WRITTEN REQUEST —
Reproduce nothing but the lines from the start of the material through the line that includes "const vnr = [0, 1, 2, 3, 4];", both ends included, and omit every picture.
-=-=-
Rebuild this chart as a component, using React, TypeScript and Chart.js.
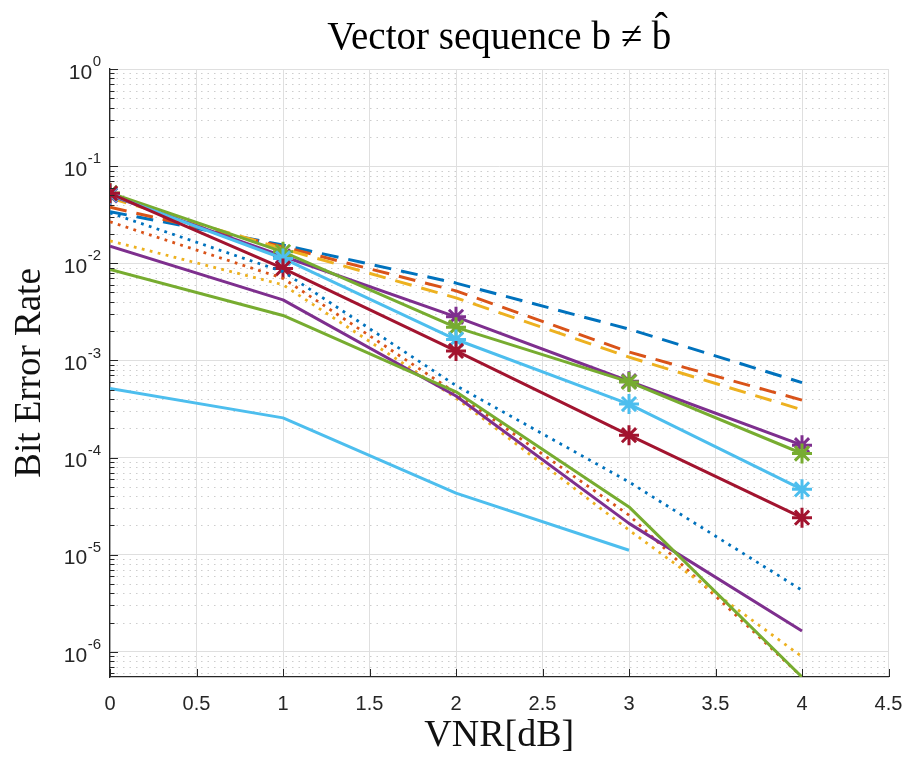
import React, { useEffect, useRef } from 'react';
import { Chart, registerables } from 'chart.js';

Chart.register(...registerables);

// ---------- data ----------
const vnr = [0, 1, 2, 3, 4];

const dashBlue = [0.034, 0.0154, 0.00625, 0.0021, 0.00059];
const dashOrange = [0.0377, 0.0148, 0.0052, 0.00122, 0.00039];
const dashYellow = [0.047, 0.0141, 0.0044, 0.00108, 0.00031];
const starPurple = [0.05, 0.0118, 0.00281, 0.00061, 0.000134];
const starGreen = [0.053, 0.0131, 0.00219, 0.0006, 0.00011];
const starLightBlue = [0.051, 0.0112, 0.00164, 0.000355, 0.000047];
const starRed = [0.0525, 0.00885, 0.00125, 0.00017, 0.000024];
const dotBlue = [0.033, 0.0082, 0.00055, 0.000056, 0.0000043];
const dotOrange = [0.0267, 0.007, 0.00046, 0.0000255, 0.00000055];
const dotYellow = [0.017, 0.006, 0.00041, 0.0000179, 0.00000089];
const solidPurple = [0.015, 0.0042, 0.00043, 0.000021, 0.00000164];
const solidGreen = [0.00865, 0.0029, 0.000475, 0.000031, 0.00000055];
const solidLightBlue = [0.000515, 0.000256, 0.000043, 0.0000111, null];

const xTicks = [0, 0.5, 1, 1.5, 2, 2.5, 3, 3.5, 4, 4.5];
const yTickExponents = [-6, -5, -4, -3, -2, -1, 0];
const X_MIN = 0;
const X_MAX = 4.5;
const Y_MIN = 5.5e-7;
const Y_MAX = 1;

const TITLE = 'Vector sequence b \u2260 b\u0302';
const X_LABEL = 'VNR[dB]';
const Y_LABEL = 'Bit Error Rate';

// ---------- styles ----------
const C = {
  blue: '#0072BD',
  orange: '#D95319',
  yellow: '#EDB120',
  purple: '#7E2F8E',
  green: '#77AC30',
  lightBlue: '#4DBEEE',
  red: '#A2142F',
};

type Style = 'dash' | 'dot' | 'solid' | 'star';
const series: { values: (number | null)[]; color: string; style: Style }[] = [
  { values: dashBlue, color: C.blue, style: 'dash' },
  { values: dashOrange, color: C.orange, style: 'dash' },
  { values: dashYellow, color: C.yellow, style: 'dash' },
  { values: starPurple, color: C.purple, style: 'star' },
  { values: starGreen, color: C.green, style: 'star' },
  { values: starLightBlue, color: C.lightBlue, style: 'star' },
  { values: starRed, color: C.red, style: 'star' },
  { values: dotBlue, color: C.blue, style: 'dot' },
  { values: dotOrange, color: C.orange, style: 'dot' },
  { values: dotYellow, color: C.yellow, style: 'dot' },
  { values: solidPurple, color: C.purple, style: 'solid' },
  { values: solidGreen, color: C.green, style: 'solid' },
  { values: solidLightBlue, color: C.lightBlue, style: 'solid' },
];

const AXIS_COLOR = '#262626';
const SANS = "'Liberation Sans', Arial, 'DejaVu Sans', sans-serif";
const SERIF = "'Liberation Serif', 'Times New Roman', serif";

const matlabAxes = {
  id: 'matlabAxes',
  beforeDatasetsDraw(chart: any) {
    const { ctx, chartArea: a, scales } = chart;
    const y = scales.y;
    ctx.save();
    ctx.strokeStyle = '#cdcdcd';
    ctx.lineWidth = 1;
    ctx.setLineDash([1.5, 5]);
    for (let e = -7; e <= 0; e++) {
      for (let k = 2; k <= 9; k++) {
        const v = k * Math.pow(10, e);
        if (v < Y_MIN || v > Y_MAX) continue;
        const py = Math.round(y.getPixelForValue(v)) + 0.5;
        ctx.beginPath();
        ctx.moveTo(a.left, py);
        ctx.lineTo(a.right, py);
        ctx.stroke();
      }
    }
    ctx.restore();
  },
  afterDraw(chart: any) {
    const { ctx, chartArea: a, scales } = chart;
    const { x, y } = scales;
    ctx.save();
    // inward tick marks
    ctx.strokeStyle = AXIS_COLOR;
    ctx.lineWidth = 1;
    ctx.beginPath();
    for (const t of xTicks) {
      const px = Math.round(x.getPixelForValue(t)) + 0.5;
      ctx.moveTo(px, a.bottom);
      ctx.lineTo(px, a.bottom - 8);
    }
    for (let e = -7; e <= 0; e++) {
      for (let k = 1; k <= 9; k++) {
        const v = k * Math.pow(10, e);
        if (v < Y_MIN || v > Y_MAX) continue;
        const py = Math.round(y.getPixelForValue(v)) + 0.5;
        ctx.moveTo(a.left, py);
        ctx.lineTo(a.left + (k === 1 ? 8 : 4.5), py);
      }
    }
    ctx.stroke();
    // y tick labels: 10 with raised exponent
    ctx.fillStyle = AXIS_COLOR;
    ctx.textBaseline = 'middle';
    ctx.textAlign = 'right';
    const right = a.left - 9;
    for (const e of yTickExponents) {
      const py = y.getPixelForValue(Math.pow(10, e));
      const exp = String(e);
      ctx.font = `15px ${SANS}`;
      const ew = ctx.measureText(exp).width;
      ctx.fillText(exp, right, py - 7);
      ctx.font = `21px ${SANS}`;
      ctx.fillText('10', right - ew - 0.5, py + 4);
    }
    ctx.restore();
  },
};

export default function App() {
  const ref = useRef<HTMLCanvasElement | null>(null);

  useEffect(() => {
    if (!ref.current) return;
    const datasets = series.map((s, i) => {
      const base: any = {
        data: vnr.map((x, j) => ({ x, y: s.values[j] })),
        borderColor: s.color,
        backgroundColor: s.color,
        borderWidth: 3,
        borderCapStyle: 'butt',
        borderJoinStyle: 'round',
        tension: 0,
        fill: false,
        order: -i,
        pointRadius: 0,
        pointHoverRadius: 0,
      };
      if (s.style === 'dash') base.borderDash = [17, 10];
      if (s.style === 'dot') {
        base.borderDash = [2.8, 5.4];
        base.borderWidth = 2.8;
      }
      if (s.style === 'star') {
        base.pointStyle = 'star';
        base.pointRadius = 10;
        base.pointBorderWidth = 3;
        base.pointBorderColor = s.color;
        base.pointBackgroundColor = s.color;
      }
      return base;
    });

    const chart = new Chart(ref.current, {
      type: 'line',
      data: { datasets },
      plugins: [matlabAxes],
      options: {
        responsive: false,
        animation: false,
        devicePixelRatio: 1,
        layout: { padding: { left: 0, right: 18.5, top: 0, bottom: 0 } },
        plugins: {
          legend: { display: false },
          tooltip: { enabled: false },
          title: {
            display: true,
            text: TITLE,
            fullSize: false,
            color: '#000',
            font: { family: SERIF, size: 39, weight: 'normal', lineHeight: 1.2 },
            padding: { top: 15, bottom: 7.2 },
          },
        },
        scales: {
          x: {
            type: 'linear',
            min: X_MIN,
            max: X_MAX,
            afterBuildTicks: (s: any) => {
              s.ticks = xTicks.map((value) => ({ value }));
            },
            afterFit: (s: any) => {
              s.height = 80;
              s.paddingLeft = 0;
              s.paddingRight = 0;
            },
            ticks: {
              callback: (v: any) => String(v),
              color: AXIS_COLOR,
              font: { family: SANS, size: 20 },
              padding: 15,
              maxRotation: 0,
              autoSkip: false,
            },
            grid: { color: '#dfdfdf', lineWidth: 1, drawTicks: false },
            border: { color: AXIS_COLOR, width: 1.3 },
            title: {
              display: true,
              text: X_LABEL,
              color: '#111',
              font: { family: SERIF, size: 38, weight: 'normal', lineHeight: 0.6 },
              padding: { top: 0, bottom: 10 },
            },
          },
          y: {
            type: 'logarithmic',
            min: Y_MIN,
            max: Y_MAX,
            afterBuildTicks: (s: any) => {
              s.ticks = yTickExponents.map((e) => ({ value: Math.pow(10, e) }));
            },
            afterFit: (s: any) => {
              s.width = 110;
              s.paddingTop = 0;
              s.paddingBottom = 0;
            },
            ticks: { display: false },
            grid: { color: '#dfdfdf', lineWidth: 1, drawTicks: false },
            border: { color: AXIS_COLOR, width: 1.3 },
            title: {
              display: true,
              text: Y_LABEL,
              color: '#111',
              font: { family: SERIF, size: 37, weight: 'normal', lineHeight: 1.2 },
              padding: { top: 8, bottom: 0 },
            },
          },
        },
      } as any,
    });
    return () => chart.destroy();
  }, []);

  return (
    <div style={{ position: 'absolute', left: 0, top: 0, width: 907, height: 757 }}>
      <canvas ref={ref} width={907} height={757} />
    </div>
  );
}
-=-=-
ANSWER TO THIS TASK —
Rebuild this chart as a component, using React, TypeScript and Chart.js.
import React, { useEffect, useRef } from 'react';
import { Chart, registerables } from 'chart.js';

Chart.register(...registerables);

// ---------- data ----------
const vnr = [0, 1, 2, 3, 4];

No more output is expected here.